Today’s experience on my morning walk was a bit disturbing, in a sense, it affected certain beliefs and assumptions of mine. Most people think writing is a dream job and that all one needs to do is sit in a room, facing a window, and write. Most people are taken up by this illusion to be writers. Here’s what Angus Wilson says in Adil Jussawala’s book “I Dreamt a Horse Fell from the Sky” (My present reading):
“People still come up to me at literary luncheons... and say the most awful things. There was this lady who came to me and said, ‘Oh, Mr. Wilson, I’ve always wanted to write, but I just can’t find the time.’ Isn’t that extraordinary? People don’t realise how much I’ve had to give up in order to write.”
This was something such. I was on my usual morning walk around the Artist Village dam, which had dried up of late. It probably portends to the harsh summer that will follow, I guess. Grass was growing on the edges of the little puddles that were still left, making it look like a group interconnected ponds. There were birds pecking at small fishes and, on the opposite shore, a group of children were fishing with a net.

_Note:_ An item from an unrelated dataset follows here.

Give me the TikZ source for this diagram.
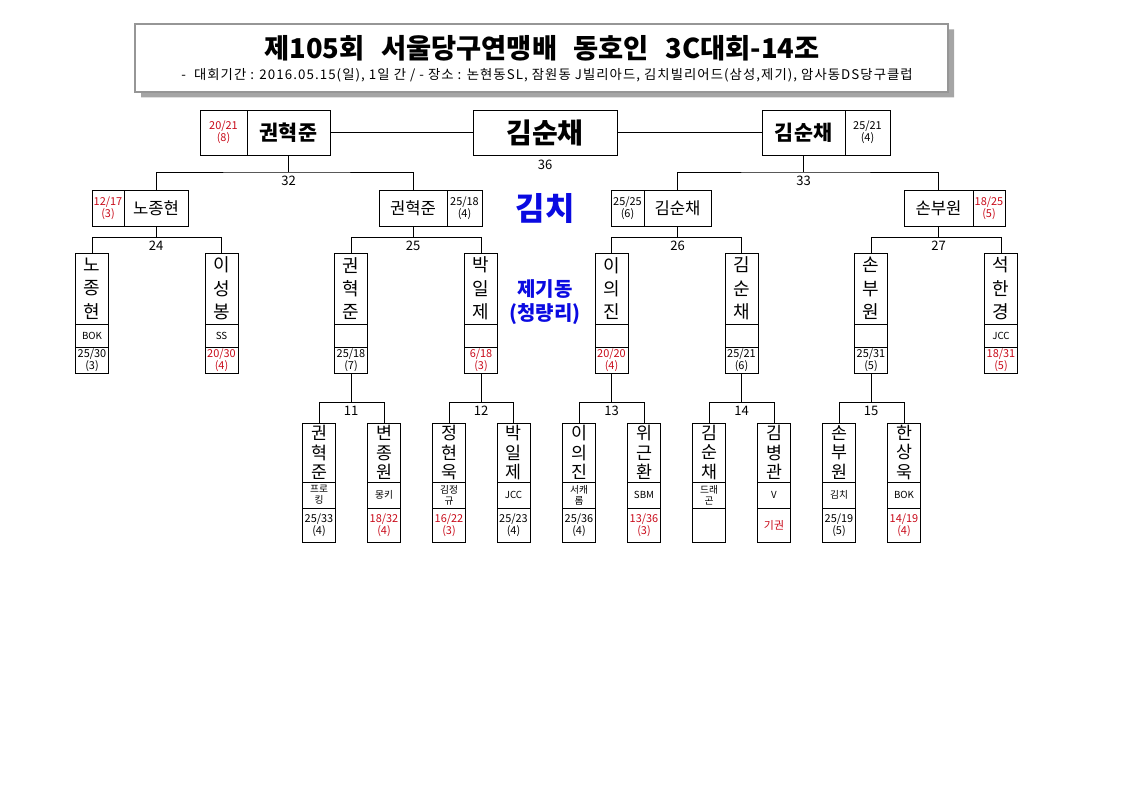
\documentclass[tikz,border=0pt]{standalone}
\usepackage{fontspec}
\setmainfont{Noto Sans CJK KR}
\newfontfamily\subfont[LetterSpace=8]{Noto Sans CJK KR}
\usetikzlibrary{shapes.misc,shadows}
\definecolor{losered}{RGB}{200,10,25}
\definecolor{venueblue}{RGB}{10,10,225}
\definecolor{framegray}{RGB}{150,150,150}
\definecolor{shadegray}{RGB}{165,165,165}

\begin{document}
\begin{tikzpicture}[x=0.75pt, y=-0.75pt,
    cell/.style 2 args={draw, line width=0.6pt, inner sep=0pt, align=center,
      minimum width=#1*0.75pt, minimum height=#2*0.75pt},
    head/.style={chamfered rectangle, chamfered rectangle xsep=3pt, chamfered rectangle ysep=3pt,
      draw=framegray, fill=white, line width=0.8pt, inner sep=0pt,
      minimum width=813*0.75pt, minimum height=68*0.75pt,
      drop shadow={shadow xshift=4.5pt, shadow yshift=-4pt, fill=shadegray, opacity=1}},
    bigname/.style={font=\fontsize{15.5}{17}\selectfont\bfseries},
    champ/.style={font=\fontsize{21}{23}\selectfont\bfseries},
    midname/.style={font=\fontsize{12.5}{14}\selectfont},
    colname/.style={font=\fontsize{13.5}{17.5}\selectfont},
    lowname/.style={font=\fontsize{13}{14.4}\selectfont},
    club/.style={font=\fontsize{7.3}{8.2}\selectfont},
    score/.style={font=\fontsize{8.2}{9}\selectfont},
    lose/.style={text=losered},
    num/.style={font=\fontsize{9.8}{11}\selectfont, inner sep=1pt},
    venue/.style={text=venueblue, align=center},
    link/.style={line width=0.6pt}
  ]
  \useasboundingbox (0,0) rectangle (1123,794);

  % heading
  \node[head] (hd) at (541.5,58) {};
  \node[font=\fontsize{20.5}{22}\selectfont\bfseries] (ttl) at (542,48)
    {제105회\hspace{0.6em}서울당구연맹배\hspace{0.6em}동호인\hspace{0.6em}3C대회-14조};
  \node[font=\fontsize{10}{11}\selectfont\subfont] (sub) at (547,75)
    {-\ \ 대회기간 : 2016.05.15(일), 1일 간 / - 장소 : 논현동SL, 잠원동 J빌리아드, 김치빌리어드(삼성,제기), 암사동DS당구클럽};

  % final
  \node[cell={47}{45}, score, lose] (w32s) at (223.5,132.5) {20/21\\(8)};
  \node[cell={83}{45}, bigname] (w32) at (288.5,132.5) {권혁준};
  \node[cell={144}{45}, champ] (w36) at (545,132.5) {김순채};
  \node[cell={83}{45}, bigname] (w33) at (803.5,132.5) {김순채};
  \node[cell={45}{45}, score] (w33s) at (867.5,132.5) {25/21\\(4)};
  \node[num] (l36) at (545,165) {36};

  % semi finals
  \node[cell={32}{36}, score, lose] (w24s) at (108,208) {12/17\\(3)};
  \node[cell={64}{36}, midname] (w24) at (156,208) {노종현};
  \node[cell={68}{36}, midname] (w25) at (413,208) {권혁준};
  \node[cell={35}{36}, score] (w25s) at (464.5,208) {25/18\\(4)};
  \node[cell={33}{36}, score] (w26s) at (627.5,208) {25/25\\(6)};
  \node[cell={67}{36}, midname] (w26) at (677.5,208) {김순채};
  \node[cell={69}{36}, midname] (w27) at (938.5,208) {손부원};
  \node[cell={32}{36}, score, lose] (w27s) at (989,208) {18/25\\(5)};

  \node[venue, font=\fontsize{24}{26}\selectfont\bfseries] (kc) at (545,208) {김치};
  \node[venue, font=\fontsize{15}{18}\selectfont\bfseries] (jg) at (545,302) {제기동\\(청량리)};

  % quarter finals
  \node[cell={33}{71}, colname] (q1) at (92,288.5) {노\\종\\현};
  \node[cell={33}{23}, club] (q1c) at (92,335.5) {BOK};
  \node[cell={33}{26}, score] (q1s) at (92,360) {25/30\\(3)};
  \node[cell={33}{71}, colname] (q2) at (221.5,288.5) {이\\성\\봉};
  \node[cell={33}{23}, club] (q2c) at (221.5,335.5) {SS};
  \node[cell={33}{26}, score, lose] (q2s) at (221.5,360) {20/30\\(4)};
  \node[cell={33}{71}, colname] (q3) at (351,288.5) {권\\혁\\준};
  \node[cell={33}{23}, club] (q3c) at (351,335.5) {};
  \node[cell={33}{26}, score] (q3s) at (351,360) {25/18\\(7)};
  \node[cell={33}{71}, colname] (q4) at (481,288.5) {박\\일\\제};
  \node[cell={33}{23}, club] (q4c) at (481,335.5) {};
  \node[cell={33}{26}, score, lose] (q4s) at (481,360) {6/18\\(3)};
  \node[cell={33}{71}, colname] (q5) at (611.5,288.5) {이\\의\\진};
  \node[cell={33}{23}, club] (q5c) at (611.5,335.5) {};
  \node[cell={33}{26}, score, lose] (q5s) at (611.5,360) {20/20\\(4)};
  \node[cell={33}{71}, colname] (q6) at (741.5,288.5) {김\\순\\채};
  \node[cell={33}{23}, club] (q6c) at (741.5,335.5) {};
  \node[cell={33}{26}, score] (q6s) at (741.5,360) {25/21\\(6)};
  \node[cell={33}{71}, colname] (q7) at (871,288.5) {손\\부\\원};
  \node[cell={33}{23}, club] (q7c) at (871,335.5) {};
  \node[cell={33}{26}, score] (q7s) at (871,360) {25/31\\(5)};
  \node[cell={33}{71}, colname] (q8) at (1001,288.5) {석\\한\\경};
  \node[cell={33}{23}, club] (q8c) at (1001,335.5) {JCC};
  \node[cell={33}{26}, score, lose] (q8s) at (1001,360) {18/31\\(5)};

  % first round
  \node[cell={33}{59}, lowname] (r1) at (319,452.5) {권\\혁\\준};
  \node[cell={33}{26}, club] (r1c) at (319,495) {프로\\킹};
  \node[cell={33}{34}, score] (r1s) at (319,525) {25/33\\(4)};
  \node[cell={33}{59}, lowname] (r2) at (384,452.5) {변\\종\\원};
  \node[cell={33}{26}, club] (r2c) at (384,495) {몽키};
  \node[cell={33}{34}, score, lose] (r2s) at (384,525) {18/32\\(4)};
  \node[cell={33}{59}, lowname] (r3) at (449,452.5) {정\\현\\욱};
  \node[cell={33}{26}, club] (r3c) at (449,495) {김정\\규};
  \node[cell={33}{34}, score, lose] (r3s) at (449,525) {16/22\\(3)};
  \node[cell={33}{59}, lowname] (r4) at (513.5,452.5) {박\\일\\제};
  \node[cell={33}{26}, club] (r4c) at (513.5,495) {JCC};
  \node[cell={33}{34}, score] (r4s) at (513.5,525) {25/23\\(4)};
  \node[cell={33}{59}, lowname] (r5) at (579,452.5) {이\\의\\진};
  \node[cell={33}{26}, club] (r5c) at (579,495) {서캐\\롬};
  \node[cell={33}{34}, score] (r5s) at (579,525) {25/36\\(4)};
  \node[cell={33}{59}, lowname] (r6) at (644,452.5) {위\\근\\환};
  \node[cell={33}{26}, club] (r6c) at (644,495) {SBM};
  \node[cell={33}{34}, score, lose] (r6s) at (644,525) {13/36\\(3)};
  \node[cell={33}{59}, lowname] (r7) at (709,452.5) {김\\순\\채};
  \node[cell={33}{26}, club] (r7c) at (709,495) {드래\\곤};
  \node[cell={33}{34}, score] (r7s) at (709,525) {};
  \node[cell={33}{59}, lowname] (r8) at (774,452.5) {김\\병\\관};
  \node[cell={33}{26}, club] (r8c) at (774,495) {V};
  \node[cell={33}{34}, score, lose] (r8s) at (774,525) {기권};
  \node[cell={33}{59}, lowname] (r9) at (839,452.5) {손\\부\\원};
  \node[cell={33}{26}, club] (r9c) at (839,495) {김치};
  \node[cell={33}{34}, score] (r9s) at (839,525) {25/19\\(5)};
  \node[cell={33}{59}, lowname] (r10) at (904,452.5) {한\\상\\욱};
  \node[cell={33}{26}, club] (r10c) at (904,495) {BOK};
  \node[cell={33}{34}, score, lose] (r10s) at (904,525) {14/19\\(4)};

  % bracket joints
  \coordinate (j32) at (w32.south |- 0,172);
  \coordinate (j33) at (w33.south |- 0,172);
  \coordinate (j24) at (w24.south |- 0,237);
  \coordinate (j25) at (w25.south |- 0,237);
  \coordinate (j26) at (w26.south |- 0,237);
  \coordinate (j27) at (w27.south |- 0,237);
  \coordinate (j11) at (q3s.south |- 0,402);
  \coordinate (j12) at (q4s.south |- 0,402);
  \coordinate (j13) at (q5s.south |- 0,402);
  \coordinate (j14) at (q6s.south |- 0,402);
  \coordinate (j15) at (q7s.south |- 0,402);

  \begin{scope}[link]
    \draw (w32.east) to (w36.west);
    \draw (w36.east) to (w33.west);
    \draw (w32.south) to (j32);
    \draw (w24.north) |- (j32) -| (w25.north);
    \draw (w33.south) to (j33);
    \draw (w26.north) |- (j33) -| (w27.north);
    \draw (w24.south) to (j24);
    \draw (q1.north) |- (j24) -| (q2.north);
    \draw (w25.south) to (j25);
    \draw (q3.north) |- (j25) -| (q4.north);
    \draw (w26.south) to (j26);
    \draw (q5.north) |- (j26) -| (q6.north);
    \draw (w27.south) to (j27);
    \draw (q7.north) |- (j27) -| (q8.north);
    \draw (q3s.south) to (j11);
    \draw (r1.north) |- (j11) -| (r2.north);
    \draw (q4s.south) to (j12);
    \draw (r3.north) |- (j12) -| (r4.north);
    \draw (q5s.south) to (j13);
    \draw (r5.north) |- (j13) -| (r6.north);
    \draw (q6s.south) to (j14);
    \draw (r7.north) |- (j14) -| (r8.north);
    \draw (q7s.south) to (j15);
    \draw (r9.north) |- (j15) -| (r10.north);
  \end{scope}

  % match numbers
  \node[num, below=2pt] (l32) at (j32) {32};
  \node[num, below=2pt] (l33) at (j33) {33};
  \node[num, below=2pt] (l24) at (j24) {24};
  \node[num, below=2pt] (l25) at (j25) {25};
  \node[num, below=2pt] (l26) at (j26) {26};
  \node[num, below=2pt] (l27) at (j27) {27};
  \node[num, below=2pt] (l11) at (j11) {11};
  \node[num, below=2pt] (l12) at (j12) {12};
  \node[num, below=2pt] (l13) at (j13) {13};
  \node[num, below=2pt] (l14) at (j14) {14};
  \node[num, below=2pt] (l15) at (j15) {15};
\end{tikzpicture}
\end{document}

Then I heard shouting, loud hysterical shouting. It was coming from a few huts that had been built around the dam, where poor daily-wage earners were living. I was in a shock when I went to investigate. She was a published writer of repute, who had, lately, fallen into bad times. Was fortune to blame or society, or, the literary establishment, I don’t know. She was hardworking and spent long hours writing and, somehow, her brilliance is rumoured to have turned against her. Her latest works weren’t published, reason for which I am unaware.
She stops me and asks me how long I have been staying in the neighbourhood and how long the huts have been here. I found this odd because I know her, her family, and her reputation as a writer. Though presentable, she was in dishevelled state and wore a dirty-looking house coat. I tell her I have been living here for the past thirty years and know her husband. The huts came up in the last few years, as they always do in vacant spots of land in New Bombay. This is the first time I am talking to the reclusive writer. She was unhappy about the huts and the temples that had come up a few years earlier, about which we could do nothing. These days, we have a strict municipal commissioner who is demolishing these structures only to find them cropping up again. It’s a law of nature that people’s faith can’t be challenged. These things I discuss with her, telling her that she should complain to the authorities, not deal with them, meaning hut dwellers, directly.
It was a strange encounter. She is past her prime in writing and I am still in search of my identity as a writer. It seemed odd that after having achieved so much, she hadn’t found contentment and self satisfaction. I came away very disturbed by the walk.